Are you asking the right questions?
At the heart of any good research inquiry, of course, is the quality and ultimate value of the questions you ask. Over the last 11 years, CDW’s Vass has worked diligently to refine the questions his company asks, by listening to feedback from research professionals, his CDW coworkers and even the customers themselves. Rather than depend on one question, CDW’s loyalty index was modeled on a three question approach developed by Walker Information and Net Promoter‘s question, invented by Fred Reichheld. The questions explore, according to Vass, “different dimensions of the relationship; what the customer plans to purchase with us, if they are committed and what they would do if we went away.” Explained Vass, “Net Promoter is a one-dimensional kind of metric; one will often get better, more consistent results by asking more questions.”
Can you identify the questions that correlate strongest to your company’s sales?
The holy grail of any research program is to find the single barometer that has the strongest correlation to business health. For some companies, Net Promoter is this barometer. For CDW, it was the combination of their Customer Loyalty Index and a highly evolved loyalty program.
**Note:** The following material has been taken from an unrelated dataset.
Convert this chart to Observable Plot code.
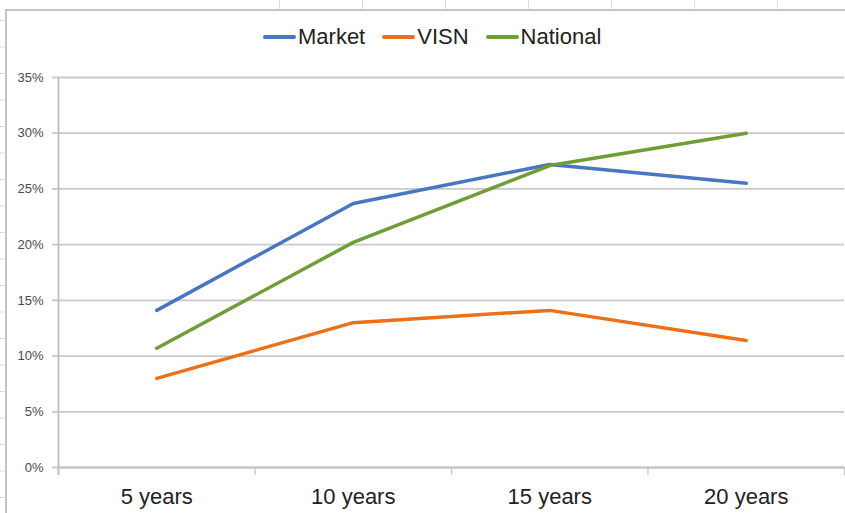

Noted Vass, “we have a strong relationship between our loyalty program and our financial performance.” Through their loyalty research, CDW also discovered that, “Many of our customer problems are linked to the sales team,” reported Vass. Consequently, CDW built a system that feeds customer complaints right back to sales for prompt resolution.
Do you segment your studies?
While Net Promoter divides customers into two camps, Promoters and Detractors, this black and white segmentation may or may not be right for your business. CDW elected to segment its market surveys into two main categories, Active Customers and Less Active Customers. The first group is surveyed quarterly amounting to over 100,000 surveys per year. The second group is surveyed monthly with over 800,000 inquiries fielded annually. Vass explained the reason for the outreach to the second group, “we are always trying to bring them more deeply into the franchise.”